Entrepreneurs in hotel-short Rio offer rentals in crime-ridden favelas
Some World Cup Fans Will Really Be Slumming
Photograph by Yasayoshi Chiba/AFP/Getty Images

For Dembore Silva, this year’s World Cup in Brazil means a new motorcycle. That’s what the 26-year-old plans to buy with the proceeds from renting out his studio apartment in Brazil’s biggest slum for the month-long soccer tournament, which ends on July 13. He expects to collect 4,000 reais ($1,784) from guests willing to sample life on the wild side of Rio de Janeiro’s favelas (slum neighborhoods), where federal troops in March were sent to help local police after at least five officers were killed this year and drug gangs and organized crime torched police buildings. “I’m going to be out of my apartment during the World Cup, but my pocket’s going to be so happy,” says Silva, who makes a living guiding tourists around Rio’s slums.

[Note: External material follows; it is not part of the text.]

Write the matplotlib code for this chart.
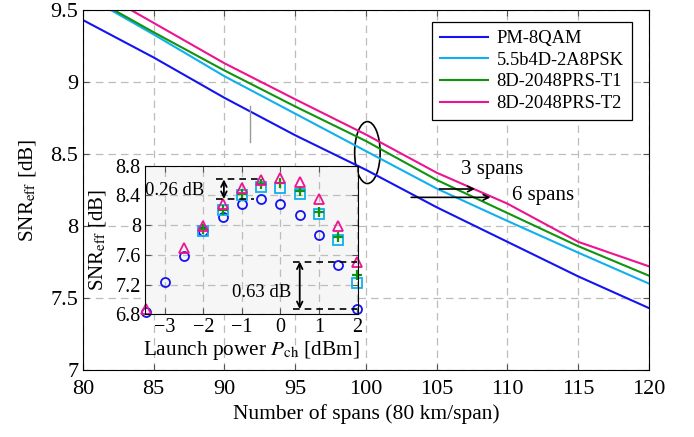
import numpy as np
import matplotlib
matplotlib.use("Agg")
import matplotlib.pyplot as plt
from matplotlib.patches import Ellipse

plt.rcParams["font.family"] = ["Liberation Serif", "DejaVu Serif"]
plt.rcParams["mathtext.fontset"] = "stix"

# ── main curves: SNR_eff vs number of spans ──
spans = [80, 85, 90, 95, 100, 105, 110, 115, 120]
snr_8qam = [9.43, 9.17, 8.89, 8.63, 8.39, 8.13, 7.89, 7.65, 7.43]
snr_2a8psk = [9.61, 9.33, 9.04, 8.78, 8.52, 8.26, 8.035, 7.815, 7.60]
snr_t1 = [9.62, 9.345, 9.08, 8.83, 8.59, 8.32, 8.09, 7.86, 7.655]
snr_t2 = [9.69, 9.41, 9.13, 8.88, 8.635, 8.37, 8.155, 7.89, 7.72]

labels = ["PM-8QAM", "5.5b4D-2A8PSK", "8D-2048PRS-T1", "8D-2048PRS-T2"]
colors = ["#1414f0", "#10b0ee", "#109410", "#ec1490"]

# ── inset: SNR_eff vs launch power ──
p_8qam = [-3.5, -3, -2.5, -2, -1.5, -1, -0.5, 0, 0.5, 1, 1.5, 2]
in_8qam = [6.83, 7.24, 7.58, 7.92, 8.11, 8.29, 8.356, 8.29, 8.13, 7.865, 7.47, 6.872]
p_psk = [-2, -1.5, -1, -0.5, 0, 0.5, 1, 1.5, 2]
in_psk = [7.92, 8.21, 8.40, 8.52, 8.495, 8.42, 8.15, 7.80, 7.226]
p_t1 = [-2, -1.5, -1, -0.5, 0, 0.5, 1, 1.5, 2]
in_t1 = [7.95, 8.21, 8.42, 8.55, 8.565, 8.465, 8.18, 7.84, 7.325]
p_t2 = [-3.5, -2.5, -2, -1.5, -1, -0.5, 0, 0.5, 1, 1.5, 2]
in_t2 = [6.867, 7.69, 7.99, 8.29, 8.505, 8.607, 8.63, 8.585, 8.347, 7.99, 7.509]

fig = plt.figure(figsize=(6.94, 4.37), dpi=100)
ax = fig.add_axes([0.1196, 0.1533, 0.8155, 0.8238])

grid_kw = dict(color="#bdbdbd", linestyle=(0, (6, 4)), linewidth=0.9)

for y, lab, c in zip([snr_8qam, snr_2a8psk, snr_t1, snr_t2], labels, colors):
    ax.plot(spans, y, color=c, lw=1.5, label=lab)

ax.set_xlim(80, 120)
ax.set_ylim(7, 9.5)
ax.set_xticks(np.arange(80, 121, 5))
ax.set_yticks([7, 7.5, 8, 8.5, 9, 9.5])
ax.set_yticklabels(["7", "7.5", "8", "8.5", "9", "9.5"])
ax.grid(True, **grid_kw)
ax.tick_params(direction="in", top=True, right=True, length=4, labelsize=16,
               color="#555555")
ax.tick_params(axis="x", pad=7)
ax.set_xlabel("Number of spans (80 km/span)", fontsize=15.5, labelpad=4)
ax.set_ylabel(r"SNR$_{\mathrm{eff}}$ [dB]", fontsize=15.2, labelpad=9)

leg = ax.legend(loc="upper right", bbox_to_anchor=(0.970, 0.967), borderaxespad=0,
                fontsize=13.3, frameon=True, fancybox=False, edgecolor="black",
                framealpha=1, handlelength=2.6, handletextpad=0.45,
                labelspacing=0.25, borderpad=0.45)
leg.get_frame().set_linewidth(0.9)

# stray mark and annotations
ax.plot([91.8, 91.8], [8.585, 8.83], color="#999999", lw=1.0)
ax.add_patch(Ellipse((100.1, 8.51), 1.8, 0.43, fill=False, ec="black", lw=1.2))
ax.annotate("", xy=(107.9, 8.257), xytext=(105.0, 8.257),
            arrowprops=dict(arrowstyle="->", lw=1.2, color="black"))
ax.annotate("", xy=(109.0, 8.199), xytext=(103.0, 8.199),
            arrowprops=dict(arrowstyle="->", lw=1.2, color="black"))
ax.text(108.9, 8.39, "3 spans", fontsize=15, ha="center", va="center")
ax.text(112.5, 8.21, "6 spans", fontsize=15, ha="center", va="center")

# ── inset ──
ins = fig.add_axes([0.2089, 0.2808, 0.3073, 0.340])
ins.set_facecolor("#f6f6f6")
ins.plot(p_8qam, in_8qam, "o", mfc="none", mec=colors[0], mew=1.3, ms=6.5, clip_on=False)
ins.plot(p_psk, in_psk, "s", mfc="none", mec=colors[1], mew=1.3, ms=6.5, clip_on=False)
ins.plot(p_t1, in_t1, "+", color=colors[2], mew=1.6, ms=7, clip_on=False)
ins.plot(p_t2, in_t2, "^", mfc="none", mec=colors[3], mew=1.3, ms=6.5, clip_on=False)
ins.set_xlim(-3.52, 2.02)
ins.set_ylim(6.8, 8.8)
ins.set_xticks([-3, -2, -1, 0, 1, 2])
ins.set_xticklabels(["\u22123", "\u22122", "\u22121", "0", "1", "2"])
ins.set_yticks([6.8, 7.2, 7.6, 8, 8.4, 8.8])
ins.set_yticklabels(["6.8", "7.2", "7.6", "8", "8.4", "8.8"])
ins.grid(True, **grid_kw)
ins.set_axisbelow(True)
ins.tick_params(direction="in", top=True, right=True, length=4, labelsize=14.5, pad=3,
                color="#555555")
ins.set_xlabel(r"Launch power $P_{\mathrm{ch}}$ [dBm]", fontsize=15.3, labelpad=1)
ins.set_ylabel(r"SNR$_{\mathrm{eff}}$ [dB]", fontsize=15, labelpad=5)

dash = dict(color="black", lw=1.2, linestyle=(0, (4, 3)))
ins.plot([-1.68, -0.45], [8.616, 8.616], **dash)
ins.plot([-1.68, -0.7], [8.352, 8.352], **dash)
ins.annotate("", xy=(-1.47, 8.616), xytext=(-1.47, 8.352),
             arrowprops=dict(arrowstyle="<->", lw=1.3, color="black",
                             shrinkA=0, shrinkB=0))
ins.text(-2.75, 8.47, "0.26 dB", fontsize=13.5, ha="center", va="center")

ins.plot([0.33, 2.0], [7.51, 7.51], **dash)
ins.plot([0.33, 2.0], [6.87, 6.87], **dash)
ins.annotate("", xy=(0.5, 7.51), xytext=(0.5, 6.87),
             arrowprops=dict(arrowstyle="<->", lw=1.3, color="black",
                             shrinkA=0, shrinkB=0))
ins.text(-0.5, 7.1, "0.63 dB", fontsize=13.5, ha="center", va="center")

fig.savefig("out.png", dpi=100)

About half of the 600,000 foreign visitors expected for the World Cup will visit Rio, where many matches including the final will be played. They’ll compete for 55,400 hotel beds, with much of the remaining demand being met by people renting out their homes. That’s a potential gold mine for would-be entrepreneurs, who have listed scores of slum properties for rent on websites including Airbnb and Favela Experience, set up by Elliot Rosenberg, a 24-year-old from the U.S. with a degree in commerce and Latin American studies from the University of Virginia.